Como lo vimos, Elimelec no sólo llegó al país de Moab con su mujer y sus dos hijos, sino que “se quedaron allí”. No hubo restauración para Elimelec. El país de Moab vino a ser para él el valle de sombra de muerte. Intentó escapar de la opresión mortal del hambre, pero ello fue sólo para lanzarse en los brazos de la muerte en el país de Moab. Las medidas mismas que tomó para evitar la salida fatal lo condujeron allí. Un mal paso, en lugar de alejarnos de los disturbios, nos hunde directamente en los problemas que procuramos evitar. Además, buscar el reposo en el mundo, aun en lo que no es moralmente malo en sí mismo, es buscar el descanso en objetos de los que la muerte puede arrancarnos, o quitarnos. La sombra de muerte está presente en la tierra hasta en las escenas más hermosas.

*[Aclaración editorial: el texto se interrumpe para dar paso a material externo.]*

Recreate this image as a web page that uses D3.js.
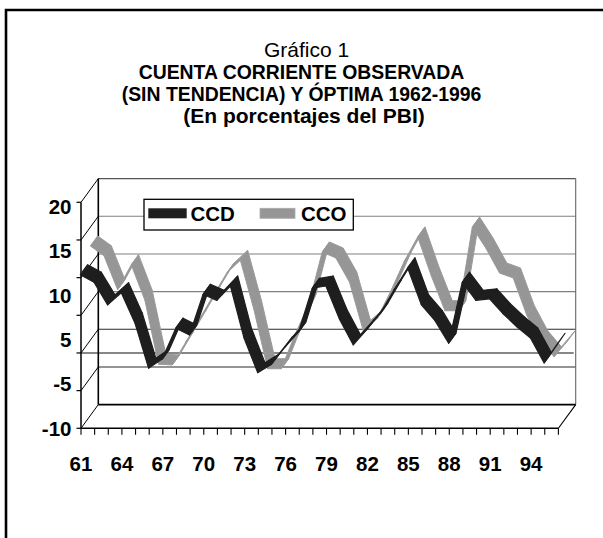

Pero Cristo resucitó, la muerte ya no tiene poder sobre Él, y vale mucho más sufrir el hambre con Cristo resucitado que estar rodeado de la abundancia del mundo en compañía de la muerte.
Elimelec muere. Las tristes consecuencias de su mal paso no se limitan sólo a él. A ejemplo de Noemí, su esposa, sus dos hijos lo siguieron a Moab. Éstos se unen en casamiento a dos mujeres de Moab e infringen de este modo la ley de Dios. Diez años pasan. La muerte reclama su derecho sobre los dos hijos, y Noemí, privada de su marido y de sus hijos, se encuentra viuda y sola en un país extranjero. Cierto, Dios la abatió y afligió, pero no la abandonó. La mano que golpeó a esta mujer dolorosamente abatida es movida por un corazón que la ama. La disciplina del Señor prepara el camino de su restauración.